Best Practices for Accurate Results
- Use consistent units. If the rise is measured in inches and the run is measured in feet, convert one so both match before calculating.
- Measure horizontal run, not surface length. Confusing run with hypotenuse is a common source of error.
- Check whether the specification is from horizontal or vertical. A surface 2 degrees from vertical is very different from 2 degrees from horizontal.
- Use enough precision. In fabrication and surveying, an extra decimal place can matter.
- Review code requirements separately. The calculator gives geometry, but your project still needs to satisfy applicable standards and tolerances.
Frequent Mistakes to Avoid
The most common mistake is treating percent grade and degrees as if they were the same unit. Another frequent issue is entering the sloped length as the run. In field work, users also sometimes reverse rise and run, especially when transcribing notes quickly. Finally, some standards specify angularity relative to vertical rather than horizontal, so always verify the reference plane before you finalize a number.
Authoritative Resources for Further Reading
- U.S. Access Board: ADA ramps and curb ramps guidance
- Federal Highway Administration: highway design and grade related resources
- Engineering Statics educational resource on trigonometry
Final Takeaway
An angularity calculator is more than a convenience. It is a conversion and verification tool that helps transform raw measurements into design-ready geometry.

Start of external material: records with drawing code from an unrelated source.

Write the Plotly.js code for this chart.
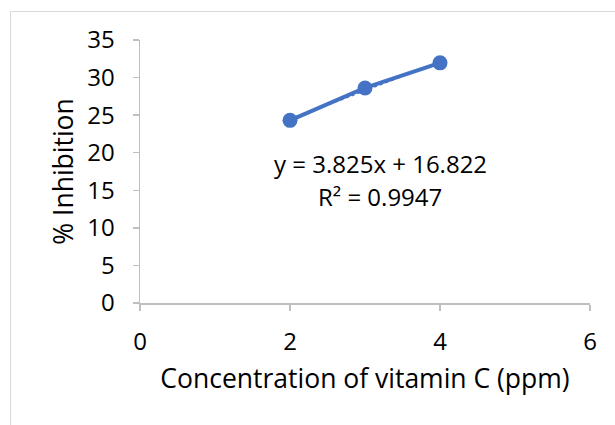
<!DOCTYPE html>
<html>
<head>
<meta charset="utf-8">
<script src="https://cdn.plot.ly/plotly-3.0.1.min.js"></script>
<style>
html,body{margin:0;padding:0;background:#fff;overflow:hidden;}
#frame{position:absolute;left:10px;top:11px;width:700px;height:500px;border:1.5px solid #D9D9D9;box-sizing:border-box;}
#chart{position:absolute;left:0;top:0;width:615px;height:425px;}
</style>
</head>
<body>
<div id="frame"></div>
<div id="chart"></div>
<script>
// Data
const concentration = [2, 3, 4];            // ppm
const inhibition = [24.31, 28.62, 31.96];   // %
const xTicks = [0, 2, 4, 6];
const yTicks = [0, 5, 10, 15, 20, 25, 30, 35];
const equationText = "y = 3.825x + 16.822";
const r2Text = "R² = 0.9947";

// Linear least-squares fit of the data (trendline)
const n = concentration.length;
const mx = concentration.reduce((a,b)=>a+b,0)/n;
const my = inhibition.reduce((a,b)=>a+b,0)/n;
let sxy = 0, sxx = 0;
for (let i = 0; i < n; i++) { sxy += (concentration[i]-mx)*(inhibition[i]-my); sxx += (concentration[i]-mx)**2; }
const slope = sxy/sxx, intercept = my - slope*mx;
const trendX = [Math.min(...concentration), Math.max(...concentration)];
const trendY = trendX.map(x => slope*x + intercept);

const blue = '#4472C4';
const font = '"Open Sans", "Noto Sans", sans-serif';
const tickSize = 24, titleSize = 26.5, annSize = 24;

const traces = [
  {x: trendX, y: trendY, type: 'scatter', mode: 'lines',
   line: {color: blue, width: 2, dash: 'dot'}, hoverinfo: 'skip', showlegend: false},
  {x: concentration, y: inhibition, type: 'scatter', mode: 'lines+markers',
   line: {color: blue, width: 4}, marker: {color: blue, size: 15}, showlegend: false}
];

const layout = {
  width: 615, height: 425,
  margin: {l: 140, r: 25, t: 40, b: 122},
  paper_bgcolor: 'rgba(0,0,0,0)', plot_bgcolor: 'rgba(0,0,0,0)',
  font: {family: font, color: '#000', size: tickSize},
  xaxis: {
    range: [0, 6], tickvals: xTicks, ticktext: xTicks.map(String),
    showgrid: false, zeroline: false, showline: true, linecolor: '#BFBFBF', linewidth: 1.5,
    ticks: 'outside', ticklen: 6, tickcolor: '#BFBFBF', tickwidth: 1.5,
    ticklabelstandoff: 11,
    tickfont: {family: font, size: tickSize, color: '#000'},
    title: {text: 'Concentration of vitamin C (ppm)', font: {family: font, size: titleSize, color: '#000'}, standoff: 13},
    fixedrange: true
  },
  yaxis: {
    range: [0, 35], tickvals: yTicks, ticktext: yTicks.map(String),
    showgrid: false, zeroline: false, showline: true, linecolor: '#BFBFBF', linewidth: 1.5,
    ticks: 'outside', ticklen: 6, tickcolor: '#BFBFBF', tickwidth: 1.5,
    ticklabelstandoff: 13,
    tickfont: {family: font, size: tickSize, color: '#000'},
    title: {text: '% Inhibition', font: {family: font, size: titleSize, color: '#000'}, standoff: 6},
    fixedrange: true
  },
  annotations: [
    {x: 3.2, y: 18.6, xref: 'x', yref: 'y', text: equationText, showarrow: false,
     font: {family: font, size: annSize, color: '#000'}, xanchor: 'center', yanchor: 'middle'},
    {x: 3.2, y: 14.2, xref: 'x', yref: 'y', text: r2Text, showarrow: false,
     font: {family: font, size: annSize, color: '#000'}, xanchor: 'center', yanchor: 'middle'}
  ]
};

Plotly.newPlot('chart', traces, layout, {displayModeBar: false, staticPlot: true});
</script>
</body>
</html>
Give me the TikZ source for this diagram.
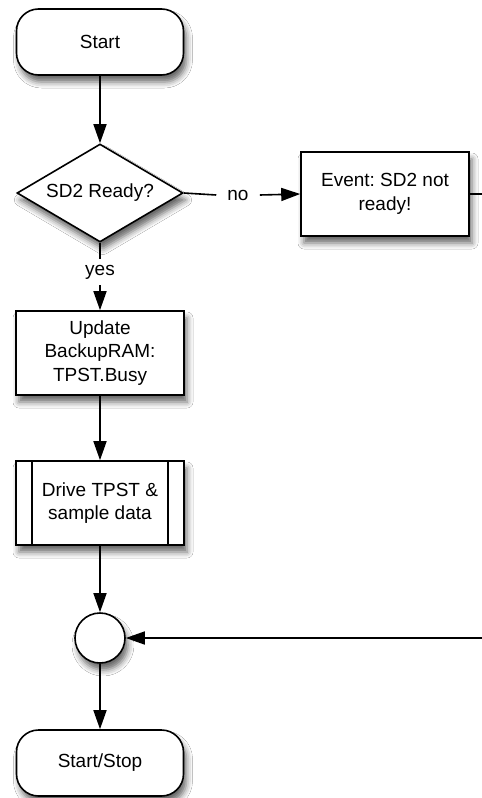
\documentclass[tikz,border=0pt]{standalone}
\usepackage{fontspec}
\setmainfont{Liberation Sans}
\frenchspacing
\usetikzlibrary{shapes.geometric,arrows.meta,shadows.blur}
\begin{document}
\begin{tikzpicture}[x=1pt,y=-1pt,
  font=\fontsize{19}{23.5}\selectfont\frenchspacing,
  shd/.style={blur shadow={shadow xshift=3pt,shadow yshift=-7pt,shadow blur radius=6pt,shadow opacity=60}},
  term/.style={draw,line width=1.6pt,fill=white,rounded corners=22pt,minimum width=167pt,minimum height=66pt,inner sep=0pt,shd},
  procbox/.style={draw,line width=1.6pt,fill=white,minimum width=168pt,minimum height=84pt,inner sep=0pt,align=center,shd},
  decision/.style={draw,line width=1.6pt,fill=white,diamond,aspect=1.7,minimum width=166pt,minimum height=98pt,inner sep=0pt,shd},
  junction/.style={draw,line width=1.6pt,fill=white,circle,minimum size=50pt,inner sep=0pt,shd},
  lbl/.style={inner xsep=11pt,inner ysep=6pt},
  conn/.style={line width=1.6pt},
  arr/.style={line width=1.6pt,-{Triangle[length=19pt,width=13pt]}}
]
\clip (0,0) rectangle (482,798);
\fill[white] (0,0) rectangle (482,798);
\node[term] (start) at (100,42) {Start};
\node[decision] (sd2) at (100,193) {SD2 Ready?};
\node[lbl] (no) at (238,195) {no};
\node[procbox] (event) at (385,194) {Event: SD2 not\\ready!};
\node[lbl] (yes) at (100,272) {yes};
\node[procbox] (update) at (100,353) {Update\\BackupRAM:\\TPST.Busy};
\node[procbox] (drive) at (100,503) {Drive TPST \&\\sample data};
\draw[line width=1.6pt] ([xshift=17pt]drive.north west) -- ([xshift=17pt]drive.south west);
\draw[line width=1.6pt] ([xshift=-17pt]drive.north east) -- ([xshift=-17pt]drive.south east);
\node[junction] (join) at (100,638) {};
\node[term] (stop) at (100,763) {Start/Stop};
\coordinate (r1) at (500,194);
\coordinate (r2) at (500,638);

\draw[arr] (start) -- (sd2);
\draw[conn] (sd2.east) -- (no.west);
\draw[arr] (no.east) -- (event.west);
\draw[conn] (sd2.south) -- (yes.north);
\draw[arr] (yes.south) -- (update.north);
\draw[arr] (update) -- (drive);
\draw[arr] (drive) -- (join);
\draw[arr] (event.east) -- (r1) -- (r2) -- (join.east);
\draw[arr] (join) -- (stop);
\end{tikzpicture}
\end{document}
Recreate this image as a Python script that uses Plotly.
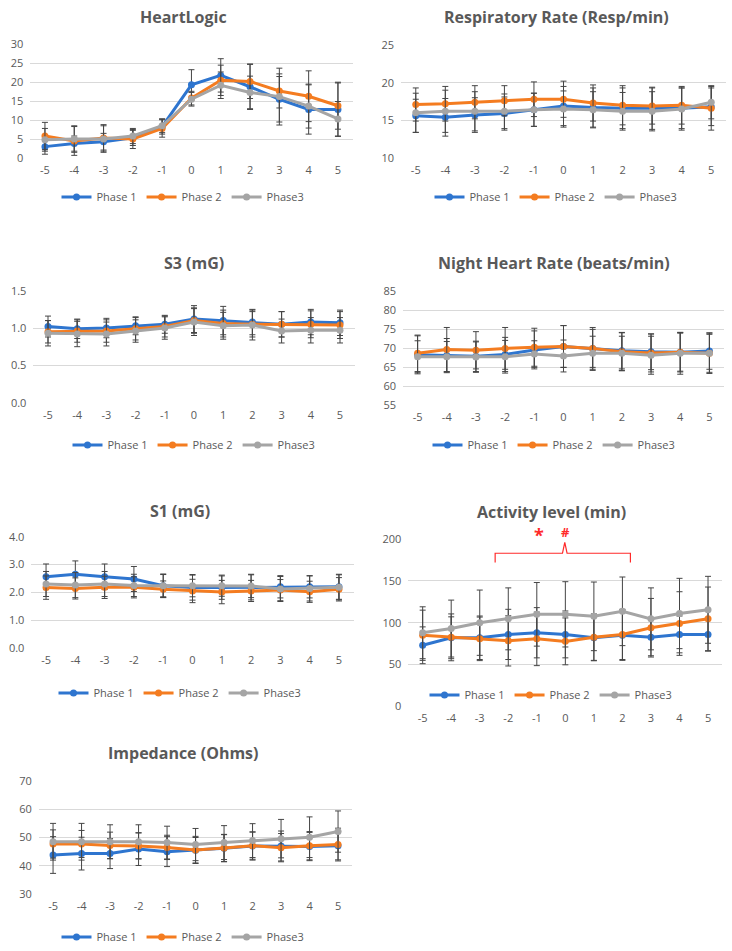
import plotly.graph_objects as go

x_days = [-5, -4, -3, -2, -1, 0, 1, 2, 3, 4, 5]
x_labels = [str(v) for v in x_days]
series_names = ["Phase 1", "Phase 2", "Phase3"]

# HeartLogic
hl_p1 = [3.0, 3.8, 4.3, 5.3, 8.3, 19.3, 21.8, 18.8, 15.5, 12.8, 12.8]
hl_p2 = [5.8, 4.5, 5.3, 5.0, 7.8, 15.8, 20.5, 20.2, 17.7, 16.3, 13.8]
hl_p3 = [4.8, 5.0, 5.0, 5.8, 8.5, 15.5, 19.2, 17.3, 16.2, 13.7, 10.3]
hl_e1 = [2.0, 2.0, 2.2, 2.0, 2.0, 4.0, 4.4, 6.0, 6.0, 6.5, 7.0]
hl_e2 = [3.6, 3.8, 3.5, 2.5, 2.3, 1.8, 4.0, 4.5, 4.5, 6.7, 6.2]
hl_e3 = [3.0, 3.5, 3.5, 2.0, 1.8, 1.8, 3.5, 4.3, 7.5, 5.8, 4.6]

# Respiratory rate
rr_p1 = [15.6, 15.4, 15.7, 15.9, 16.4, 16.9, 16.7, 16.6, 16.6, 16.6, 16.8]
rr_p2 = [17.1, 17.2, 17.4, 17.6, 17.8, 17.8, 17.3, 17.0, 16.9, 17.0, 16.6]
rr_p3 = [16.0, 16.2, 16.2, 16.2, 16.4, 16.5, 16.4, 16.2, 16.2, 16.5, 17.4]
rr_e1 = [2.2, 2.5, 2.3, 2.2, 2.2, 2.6, 2.6, 2.7, 2.8, 2.7, 2.5]
rr_e2 = [2.2, 2.3, 2.2, 2.0, 2.3, 2.4, 2.4, 2.6, 2.4, 2.5, 2.9]
rr_e3 = [2.6, 2.8, 2.6, 2.3, 2.2, 2.4, 2.4, 2.5, 2.6, 2.8, 2.2]

# S3
s3_p1 = [1.02, 0.99, 1.00, 1.03, 1.05, 1.12, 1.10, 1.08, 1.05, 1.08, 1.07]
s3_p2 = [0.95, 0.96, 0.96, 0.99, 1.02, 1.10, 1.06, 1.05, 1.05, 1.05, 1.04]
s3_p3 = [0.93, 0.92, 0.92, 0.96, 1.00, 1.08, 1.03, 1.04, 0.96, 0.97, 0.97]
s3_e1 = [0.14, 0.13, 0.13, 0.12, 0.12, 0.18, 0.19, 0.17, 0.17, 0.17, 0.17]
s3_e2 = [0.15, 0.15, 0.15, 0.15, 0.14, 0.17, 0.18, 0.17, 0.17, 0.18, 0.18]
s3_e3 = [0.17, 0.17, 0.16, 0.15, 0.15, 0.18, 0.18, 0.20, 0.16, 0.17, 0.17]

# Night heart rate
nh_p1 = [68.2, 68.0, 67.8, 68.3, 69.5, 70.4, 69.9, 69.3, 69.0, 68.9, 69.2]
nh_p2 = [68.6, 69.6, 69.4, 69.9, 70.2, 70.4, 69.9, 69.0, 68.7, 68.9, 68.6]
nh_p3 = [67.7, 67.7, 67.6, 67.7, 68.4, 67.9, 68.6, 68.6, 68.1, 68.6, 68.6]
nh_e1 = [5.0, 4.5, 4.0, 4.5, 5.0, 5.5, 5.0, 4.8, 4.7, 5.0, 4.8]
nh_e2 = [4.8, 5.8, 4.9, 5.5, 5.0, 5.5, 5.5, 5.0, 5.0, 5.2, 5.3]
nh_e3 = [4.2, 4.0, 4.0, 4.3, 3.5, 4.2, 4.5, 4.5, 5.0, 5.5, 5.0]

# S1
s1_p1 = [2.56, 2.65, 2.56, 2.48, 2.24, 2.17, 2.17, 2.18, 2.20, 2.20, 2.20]
s1_p2 = [2.17, 2.14, 2.18, 2.18, 2.11, 2.05, 2.01, 2.05, 2.08, 2.02, 2.11]
s1_p3 = [2.30, 2.26, 2.30, 2.25, 2.24, 2.24, 2.24, 2.23, 2.12, 2.14, 2.18]
s1_e1 = [0.46, 0.48, 0.46, 0.45, 0.40, 0.45, 0.42, 0.45, 0.40, 0.40, 0.45]
s1_e2 = [0.42, 0.38, 0.40, 0.38, 0.30, 0.42, 0.42, 0.38, 0.38, 0.38, 0.42]
s1_e3 = [0.45, 0.45, 0.45, 0.40, 0.42, 0.40, 0.38, 0.42, 0.45, 0.45, 0.45]

# Activity level
ac_p1 = [73, 82, 82, 86, 88, 86, 82, 85, 82.5, 86, 86]
ac_p2 = [85, 82.5, 80.7, 78.3, 80.7, 77.7, 82.5, 86, 94, 99, 104.6]
ac_p3 = [88, 93, 100, 104.6, 110, 110, 107.6, 113.6, 104.6, 111, 115.4]
ac_e1 = [22, 25, 26, 30, 30, 28, 27, 30, 22, 22, 20]
ac_e2 = [30, 28, 26, 30, 32, 28, 28, 30, 35, 38, 38]
ac_e3 = [31, 34, 39, 37, 38, 39, 41, 41, 37, 42, 40]

# Impedance
im_p1 = [43.8, 44.3, 44.3, 45.9, 45.0, 45.5, 46.2, 47.0, 47.0, 46.8, 47.1]
im_p2 = [47.7, 47.7, 47.2, 47.0, 46.5, 45.6, 46.3, 47.1, 46.4, 47.1, 47.5]
im_p3 = [48.5, 48.5, 48.5, 48.5, 48.2, 47.5, 48.2, 48.9, 49.6, 50.1, 52.1]
im_e1 = [6.5, 5.8, 5.3, 5.8, 5.3, 4.5, 4.8, 5.0, 5.3, 5.0, 5.0]
im_e2 = [5.0, 4.8, 4.7, 4.6, 4.3, 4.8, 4.8, 4.8, 5.0, 5.0, 5.8]
im_e3 = [6.5, 6.5, 6.0, 6.0, 5.8, 5.7, 6.0, 6.0, 6.8, 7.2, 7.3]

colors = ["#2E75CF", "#F47C20", "#A5A5A5"]
TXT = "#595959"
GRID = "#D9D9D9"
W, H = 732, 951

def px(x):
    return x / W

def py(y):
    return 1 - y / H

panels = [
    dict(title="HeartLogic", vals=[hl_p1, hl_p2, hl_p3], errs=[hl_e1, hl_e2, hl_e3],
         yr=[0, 30], dt=5, fmt="", xp=(30.3, 352.6), yp=(158, 44.3), tx=183, ty=17, ly=197),
    dict(title="Respiratory Rate (Resp/min)", vals=[rr_p1, rr_p2, rr_p3], errs=[rr_e1, rr_e2, rr_e3],
         yr=[10, 25], dt=5, fmt="", xp=(401, 726), yp=(158, 45), tx=556, ty=17, ly=197),
    dict(title="S3 (mG)", vals=[s3_p1, s3_p2, s3_p3], errs=[s3_e1, s3_e2, s3_e3],
         yr=[0, 1.5], dt=0.5, fmt=".1f", xp=(33.4, 354.6), yp=(402.7, 290.7), tx=194, ty=263, ly=445),
    dict(title="Night Heart Rate (beats/min)", vals=[nh_p1, nh_p2, nh_p3], errs=[nh_e1, nh_e2, nh_e3],
         yr=[55, 85], dt=5, fmt="", xp=(403, 724), yp=(405, 291), tx=554, ty=263, ly=445),
    dict(title="S1 (mG)", vals=[s1_p1, s1_p2, s1_p3], errs=[s1_e1, s1_e2, s1_e3],
         yr=[0, 4], dt=1, fmt=".1f", xp=(31.4, 353.6), yp=(648, 536.7), tx=180, ty=511, ly=693),
    dict(title="Activity level (min)", vals=[ac_p1, ac_p2, ac_p3], errs=[ac_e1, ac_e2, ac_e3],
         yr=[0, 200], dt=50, fmt="", xp=(408.4, 722.3), yp=(706.4, 539), tx=551, ty=512, ly=695),
    dict(title="Impedance (Ohms)", vals=[im_p1, im_p2, im_p3], errs=[im_e1, im_e2, im_e3],
         yr=[30, 70], dt=10, fmt="", xp=(38.8, 352.3), yp=(894, 781), tx=183, ty=753, ly=937),
]

fig = go.Figure()
layout = dict(width=W, height=H, margin=dict(l=0, r=0, t=0, b=0, autoexpand=False),
              paper_bgcolor="white", plot_bgcolor="white", showlegend=True,
              font=dict(family="Open Sans, Liberation Sans, sans-serif", color=TXT, size=11))
annotations = []

for i, p in enumerate(panels, start=1):
    sfx = "" if i == 1 else str(i)
    lg = "legend" if i == 1 else f"legend{i}"
    for k in range(3):
        fig.add_trace(go.Scatter(
            x=x_days, y=p["vals"][k], name=series_names[k], mode="lines+markers",
            line=dict(color=colors[k], width=3), marker=dict(color=colors[k], size=7),
            error_y=dict(type="data", array=p["errs"][k], color="#454545", thickness=1, width=3),
            xaxis="x" + sfx, yaxis="y" + sfx, legend=lg, cliponaxis=False))
    layout["xaxis" + sfx] = dict(domain=[px(p["xp"][0]), px(p["xp"][1])], range=[-5.5, 5.5],
                                  anchor="y" + sfx, tickmode="array", tickvals=x_days, ticktext=x_labels,
                                  showgrid=False, zeroline=False, showline=False, ticks="",
                                  tickfont=dict(size=11, color=TXT), ticklabelstandoff=4,
                                  fixedrange=True, automargin=False)
    layout["yaxis" + sfx] = dict(domain=[py(p["yp"][0]), py(p["yp"][1])], range=p["yr"],
                                  anchor="x" + sfx, dtick=p["dt"], tick0=p["yr"][0], tickformat=p["fmt"],
                                  showgrid=True, gridcolor=GRID, gridwidth=1, zeroline=False,
                                  showline=False, ticks="", tickfont=dict(size=11, color=TXT),
                                  ticklabelstandoff=6, fixedrange=True, automargin=False)
    layout[lg] = dict(orientation="h", x=px(p["tx"]), y=py(p["ly"]), xanchor="center", yanchor="middle",
                      font=dict(size=11, color=TXT), bgcolor="rgba(0,0,0,0)",
                      itemwidth=30, tracegroupgap=0, entrywidthmode="pixels")
    annotations.append(dict(text=f"<b>{p['title']}</b>", x=px(p["tx"]), y=py(p["ty"]),
                            xref="paper", yref="paper", showarrow=False, xanchor="center",
                            yanchor="middle", font=dict(size=16, color=TXT)))

# significance bracket on Activity panel
red = "#FF2A2A"
fig.add_shape(type="path", xref="x6", yref="y6",
              path="M -2.46,172 L -2.46,183 L -0.1,183 L -0.02,196 L 0.06,183 L 2.28,183 L 2.28,172",
              line=dict(color=red, width=1.2))
annotations.append(dict(text="<b>*</b>", x=px(546), y=py(535), xref="paper", yref="paper",
                        showarrow=False, font=dict(size=18, color=red)))
annotations.append(dict(text="<b>#</b>", x=px(572), y=py(532), xref="paper", yref="paper",
                        showarrow=False, font=dict(size=13, color=red)))

layout["annotations"] = annotations
fig.update_layout(**layout)
fig.write_html("out.html", config={"displayModeBar": False},
               post_script="document.body.style.margin='0';document.body.style.overflow='hidden';")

Whether you are checking a ramp, setting a machine angle, validating a field condition, or teaching trigonometry, the same right triangle relationships apply. By entering rise and run, you can instantly understand the angle, grade, ratio, and diagonal length of the geometry in front of you. That speed and clarity make the calculator valuable across technical and everyday applications alike.